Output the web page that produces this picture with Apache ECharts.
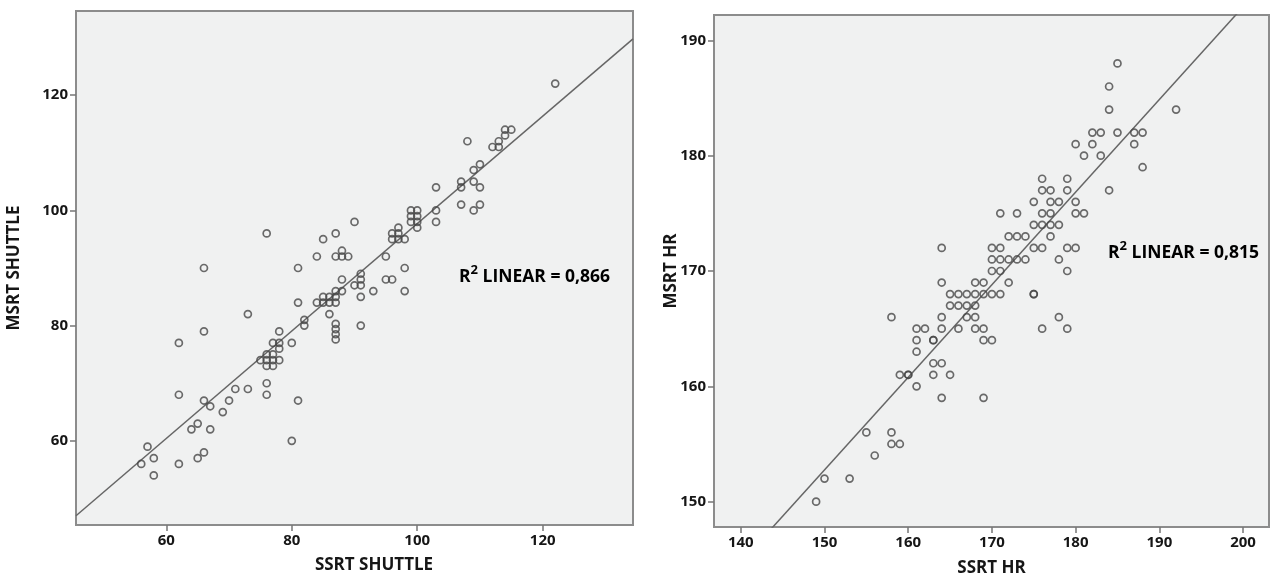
<!DOCTYPE html>
<html>
<head>
<meta charset="utf-8">
<script src="https://cdn.jsdelivr.net/npm/echarts@6/dist/echarts.min.js"></script>
<style>
  html, body { margin: 0; padding: 0; background: #fff; }
  #chart { width: 1275px; height: 582px; }
</style>
</head>
<body>
<div id="chart"></div>
<script>
// shuttle test: SSRT (x) vs MSRT (y)
var shuttleSSRT = [122, 108, 114, 115, 113, 112, 113, 114, 110, 109, 107, 107, 109, 110, 103, 103, 103, 107, 110, 109,
  99, 100, 99, 100, 99, 100, 100, 97, 96, 97, 96, 97, 98, 76, 90, 85, 87, 84, 87, 88, 89, 88, 81, 66,
  81, 91, 91, 88, 90, 91, 91, 93, 95, 98, 95, 96, 98, 91, 87, 87, 87, 87, 86,
  85, 86, 87, 85, 86, 87, 84, 87, 88,
  82, 82, 78, 77, 78, 80, 78, 76, 77, 75, 76, 77, 78, 76, 77,
  76, 76, 73, 66, 62, 81, 73, 71, 70, 69, 66, 67, 62, 65, 64, 67, 80, 57, 56, 58, 58, 62, 65, 66];
var shuttleMSRT = [122, 112, 114, 114, 112, 111, 111, 113, 108, 107, 105, 104, 105, 104, 104, 100, 98, 101, 101, 100,
  100, 100, 99, 99, 98, 98, 97, 97, 96, 96, 95, 95, 95, 96, 98, 95, 96, 92, 92, 92, 92, 93, 90, 90,
  84, 89, 88, 88, 87, 87, 85, 86, 92, 90, 88, 88, 86, 80, 80.3, 79.4, 78.5, 77.6, 82,
  85, 85, 85, 84, 84, 84, 84, 86, 86,
  81, 80, 79, 77, 77, 77, 76, 75, 75, 74, 74, 74, 74, 73, 73,
  70, 68, 82, 79, 77, 67, 69, 69, 67, 65, 67, 66, 68, 63, 62, 62, 60, 59, 56, 57, 54, 56, 57, 58];

// heart rate: SSRT HR (x) vs MSRT HR (y)
var hrSSRT = [185, 184, 184, 192, 182, 183, 185, 187, 188, 180, 182, 187, 181, 183, 188,
  176, 179, 176, 177, 179, 184, 175, 177, 178, 180, 171, 173, 176, 177, 180, 181,
  175, 176, 177, 178, 172, 173, 174, 177, 164, 170, 171, 175, 176, 179, 180,
  170, 171, 172, 173, 174, 178, 170, 171, 179, 164, 168, 169, 172,
  165, 166, 167, 168, 169, 170, 171, 175, 175, 165, 166, 167, 168,
  158, 164, 167, 168, 178, 161, 162, 164, 166, 168, 169, 176, 179,
  161, 163, 163, 169, 170, 161, 163, 164, 159, 160, 160, 163, 165, 161, 164, 169,
  155, 158, 158, 159, 156, 150, 153, 149];
var hrMSRT = [188, 186, 184, 184, 182, 182, 182, 182, 182, 181, 181, 181, 180, 180, 179,
  178, 178, 177, 177, 177, 177, 176, 176, 176, 176, 175, 175, 175, 175, 175, 175,
  174, 174, 174, 174, 173, 173, 173, 173, 172, 172, 172, 172, 172, 172, 172,
  171, 171, 171, 171, 171, 171, 170, 170, 170, 169, 169, 169, 169,
  168, 168, 168, 168, 168, 168, 168, 168, 168, 167, 167, 167, 167,
  166, 166, 166, 166, 166, 165, 165, 165, 165, 165, 165, 165, 165,
  164, 164, 164, 164, 164, 163, 162, 162, 161, 161, 161, 161, 161, 160, 159, 159,
  156, 156, 155, 155, 154, 152, 152, 150];

var shuttleTicks = [60, 80, 100, 120];
var hrXTicks = [140, 150, 160, 170, 180, 190, 200];
var hrYTicks = [150, 160, 170, 180, 190];

// fit lines: [intercept, slope]
var shuttleFit = [4.5, 0.932];
var hrFit = [32.3, 0.803];
var shuttleR2 = '0,866';
var hrR2 = '0,815';

var FONT = "'Open Sans', sans-serif";
var INK = '#161616';
var frameColor = '#8c8c8c';

function pairs(xs, ys) {
  return xs.map(function (x, i) { return [x, ys[i]]; });
}
function fitLine(fit, xmin, xmax) {
  return [[xmin, fit[0] + fit[1] * xmin], [xmax, fit[0] + fit[1] * xmax]];
}
function axis(gridIndex, min, max, ticks, name, isY, nameGap, namePad) {
  return {
    type: 'value', gridIndex: gridIndex, min: min, max: max,
    name: name, nameLocation: 'middle', nameGap: nameGap, nameRotate: isY ? 90 : 0,
    nameMoveOverlap: false,
    nameTextStyle: { fontFamily: FONT, fontWeight: 'bold', fontSize: 17, color: INK, padding: namePad || 0 },
    axisLine: { show: true, lineStyle: { color: frameColor, width: 2 } },
    axisTick: { show: true, length: 6, customValues: ticks, lineStyle: { color: '#777', width: 1.5 } },
    axisLabel: { customValues: ticks, margin: 8, fontFamily: FONT, fontWeight: 'bold', fontSize: 15, color: INK },
    splitLine: { show: false }
  };
}
function r2Text(left, top, r2) {
  return {
    type: 'text', left: left, top: top, z: 10,
    style: {
      text: '{r|R}{s|2}{r| LINEAR = ' + r2 + '}',
      rich: {
        r: { fontFamily: FONT, fontWeight: 'bold', fontSize: 17.5, color: INK, lineHeight: 22, verticalAlign: 'bottom' },
        s: { fontFamily: FONT, fontWeight: 'bold', fontSize: 13, color: INK, verticalAlign: 'top' }
      }
    }
  };
}

var chart = echarts.init(document.getElementById('chart'));

var gridStyle = { show: true, backgroundColor: '#f0f1f1', borderColor: frameColor, borderWidth: 2, containLabel: false, outerBoundsMode: 'none' };
var dotStyle = { color: 'rgba(0,0,0,0)', borderColor: '#474747', borderWidth: 1.7 };

var option = {
  animation: false,
  backgroundColor: '#fff',
  grid: [
    Object.assign({ left: 76, top: 11, width: 557, height: 514 }, gridStyle),
    Object.assign({ left: 714, top: 15, width: 555, height: 512 }, gridStyle)
  ],
  xAxis: [
    axis(0, 45.6, 134.4, shuttleTicks, 'SSRT SHUTTLE', false, 32, [0, 0, 0, 39]),
    axis(1, 136.8, 203.1, hrXTicks, 'SSRT HR', false, 33)
  ],
  yAxis: [
    axis(0, 45.4, 134.6, shuttleTicks, 'MSRT SHUTTLE', true, 53),
    axis(1, 147.8, 192.2, hrYTicks, 'MSRT HR', true, 34)
  ],
  series: [
    {
      type: 'line', xAxisIndex: 0, yAxisIndex: 0, data: fitLine(shuttleFit, 45.6, 134.4),
      showSymbol: false, lineStyle: { color: '#666', width: 1.5 }, z: 2, clip: true
    },
    {
      type: 'scatter', xAxisIndex: 0, yAxisIndex: 0, data: pairs(shuttleSSRT, shuttleMSRT),
      symbol: 'circle', symbolSize: 7, itemStyle: dotStyle, z: 3
    },
    {
      type: 'line', xAxisIndex: 1, yAxisIndex: 1, data: fitLine(hrFit, 136.8, 203.1),
      showSymbol: false, lineStyle: { color: '#666', width: 1.5 }, z: 2, clip: true
    },
    {
      type: 'scatter', xAxisIndex: 1, yAxisIndex: 1, data: pairs(hrSSRT, hrMSRT),
      symbol: 'circle', symbolSize: 7, itemStyle: dotStyle, z: 3
    }
  ],
  graphic: [
    r2Text(459, 264, shuttleR2),
    r2Text(1108, 240, hrR2)
  ]
};

chart.setOption(option);
</script>
</body>
</html>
· · · · ·
**Task**
Reproduce the material in its entirety and word for word, without the pictures.

**Output of the task**
Output the web page that produces this picture with Apache ECharts.
<!DOCTYPE html>
<html>
<head>
<meta charset="utf-8">
<script src="https://cdn.jsdelivr.net/npm/echarts@6/dist/echarts.min.js"></script>
<style>
  html, body { margin: 0; padding: 0; background: #fff; }
  #chart { width: 1275px; height: 582px; }
</style>
</head>
<body>
<div id="chart"></div>
<script>
// shuttle test: SSRT (x) vs MSRT (y)
var shuttleSSRT = [122, 108, 114, 115, 113, 112, 113, 114, 110, 109, 107, 107, 109, 110, 103, 103, 103, 107, 110, 109,
  99, 100, 99, 100, 99, 100, 100, 97, 96, 97, 96, 97, 98, 76, 90, 85, 87, 84, 87, 88, 89, 88, 81, 66,
  81, 91, 91, 88, 90, 91, 91, 93, 95, 98, 95, 96, 98, 91, 87, 87, 87, 87, 86,
  85, 86, 87, 85, 86, 87, 84, 87, 88,
  82, 82, 78, 77, 78, 80, 78, 76, 77, 75, 76, 77, 78, 76, 77,
  76, 76, 73, 66, 62, 81, 73, 71, 70, 69, 66, 67, 62, 65, 64, 67, 80, 57, 56, 58, 58, 62, 65, 66];
var shuttleMSRT = [122, 112, 114, 114, 112, 111, 111, 113, 108, 107, 105, 104, 105, 104, 104, 100, 98, 101, 101, 100,
  100, 100, 99, 99, 98, 98, 97, 97, 96, 96, 95, 95, 95, 96, 98, 95, 96, 92, 92, 92, 92, 93, 90, 90,
  84, 89, 88, 88, 87, 87, 85, 86, 92, 90, 88, 88, 86, 80, 80.3, 79.4, 78.5, 77.6, 82,
  85, 85, 85, 84, 84, 84, 84, 86, 86,
  81, 80, 79, 77, 77, 77, 76, 75, 75, 74, 74, 74, 74, 73, 73,
  70, 68, 82, 79, 77, 67, 69, 69, 67, 65, 67, 66, 68, 63, 62, 62, 60, 59, 56, 57, 54, 56, 57, 58];

// heart rate: SSRT HR (x) vs MSRT HR (y)
var hrSSRT = [185, 184, 184, 192, 182, 183, 185, 187, 188, 180, 182, 187, 181, 183, 188,
  176, 179, 176, 177, 179, 184, 175, 177, 178, 180, 171, 173, 176, 177, 180, 181,
  175, 176, 177, 178, 172, 173, 174, 177, 164, 170, 171, 175, 176, 179, 180,
  170, 171, 172, 173, 174, 178, 170, 171, 179, 164, 168, 169, 172,
  165, 166, 167, 168, 169, 170, 171, 175, 175, 165, 166, 167, 168,
  158, 164, 167, 168, 178, 161, 162, 164, 166, 168, 169, 176, 179,
  161, 163, 163, 169, 170, 161, 163, 164, 159, 160, 160, 163, 165, 161, 164, 169,
  155, 158, 158, 159, 156, 150, 153, 149];
var hrMSRT = [188, 186, 184, 184, 182, 182, 182, 182, 182, 181, 181, 181, 180, 180, 179,
  178, 178, 177, 177, 177, 177, 176, 176, 176, 176, 175, 175, 175, 175, 175, 175,
  174, 174, 174, 174, 173, 173, 173, 173, 172, 172, 172, 172, 172, 172, 172,
  171, 171, 171, 171, 171, 171, 170, 170, 170, 169, 169, 169, 169,
  168, 168, 168, 168, 168, 168, 168, 168, 168, 167, 167, 167, 167,
  166, 166, 166, 166, 166, 165, 165, 165, 165, 165, 165, 165, 165,
  164, 164, 164, 164, 164, 163, 162, 162, 161, 161, 161, 161, 161, 160, 159, 159,
  156, 156, 155, 155, 154, 152, 152, 150];

var shuttleTicks = [60, 80, 100, 120];
var hrXTicks = [140, 150, 160, 170, 180, 190, 200];
var hrYTicks = [150, 160, 170, 180, 190];

// fit lines: [intercept, slope]
var shuttleFit = [4.5, 0.932];
var hrFit = [32.3, 0.803];
var shuttleR2 = '0,866';
var hrR2 = '0,815';

var FONT = "'Open Sans', sans-serif";
var INK = '#161616';
var frameColor = '#8c8c8c';

function pairs(xs, ys) {
  return xs.map(function (x, i) { return [x, ys[i]]; });
}
function fitLine(fit, xmin, xmax) {
  return [[xmin, fit[0] + fit[1] * xmin], [xmax, fit[0] + fit[1] * xmax]];
}
function axis(gridIndex, min, max, ticks, name, isY, nameGap, namePad) {
  return {
    type: 'value', gridIndex: gridIndex, min: min, max: max,
    name: name, nameLocation: 'middle', nameGap: nameGap, nameRotate: isY ? 90 : 0,
    nameMoveOverlap: false,
    nameTextStyle: { fontFamily: FONT, fontWeight: 'bold', fontSize: 17, color: INK, padding: namePad || 0 },
    axisLine: { show: true, lineStyle: { color: frameColor, width: 2 } },
    axisTick: { show: true, length: 6, customValues: ticks, lineStyle: { color: '#777', width: 1.5 } },
    axisLabel: { customValues: ticks, margin: 8, fontFamily: FONT, fontWeight: 'bold', fontSize: 15, color: INK },
    splitLine: { show: false }
  };
}
function r2Text(left, top, r2) {
  return {
    type: 'text', left: left, top: top, z: 10,
    style: {
      text: '{r|R}{s|2}{r| LINEAR = ' + r2 + '}',
      rich: {
        r: { fontFamily: FONT, fontWeight: 'bold', fontSize: 17.5, color: INK, lineHeight: 22, verticalAlign: 'bottom' },
        s: { fontFamily: FONT, fontWeight: 'bold', fontSize: 13, color: INK, verticalAlign: 'top' }
      }
    }
  };
}

var chart = echarts.init(document.getElementById('chart'));

var gridStyle = { show: true, backgroundColor: '#f0f1f1', borderColor: frameColor, borderWidth: 2, containLabel: false, outerBoundsMode: 'none' };
var dotStyle = { color: 'rgba(0,0,0,0)', borderColor: '#474747', borderWidth: 1.7 };

var option = {
  animation: false,
  backgroundColor: '#fff',
  grid: [
    Object.assign({ left: 76, top: 11, width: 557, height: 514 }, gridStyle),
    Object.assign({ left: 714, top: 15, width: 555, height: 512 }, gridStyle)
  ],
  xAxis: [
    axis(0, 45.6, 134.4, shuttleTicks, 'SSRT SHUTTLE', false, 32, [0, 0, 0, 39]),
    axis(1, 136.8, 203.1, hrXTicks, 'SSRT HR', false, 33)
  ],
  yAxis: [
    axis(0, 45.4, 134.6, shuttleTicks, 'MSRT SHUTTLE', true, 53),
    axis(1, 147.8, 192.2, hrYTicks, 'MSRT HR', true, 34)
  ],
  series: [
    {
      type: 'line', xAxisIndex: 0, yAxisIndex: 0, data: fitLine(shuttleFit, 45.6, 134.4),
      showSymbol: false, lineStyle: { color: '#666', width: 1.5 }, z: 2, clip: true
    },
    {
      type: 'scatter', xAxisIndex: 0, yAxisIndex: 0, data: pairs(shuttleSSRT, shuttleMSRT),
      symbol: 'circle', symbolSize: 7, itemStyle: dotStyle, z: 3
    },
    {
      type: 'line', xAxisIndex: 1, yAxisIndex: 1, data: fitLine(hrFit, 136.8, 203.1),
      showSymbol: false, lineStyle: { color: '#666', width: 1.5 }, z: 2, clip: true
    },
    {
      type: 'scatter', xAxisIndex: 1, yAxisIndex: 1, data: pairs(hrSSRT, hrMSRT),
      symbol: 'circle', symbolSize: 7, itemStyle: dotStyle, z: 3
    }
  ],
  graphic: [
    r2Text(459, 264, shuttleR2),
    r2Text(1108, 240, hrR2)
  ]
};

chart.setOption(option);
</script>
</body>
</html>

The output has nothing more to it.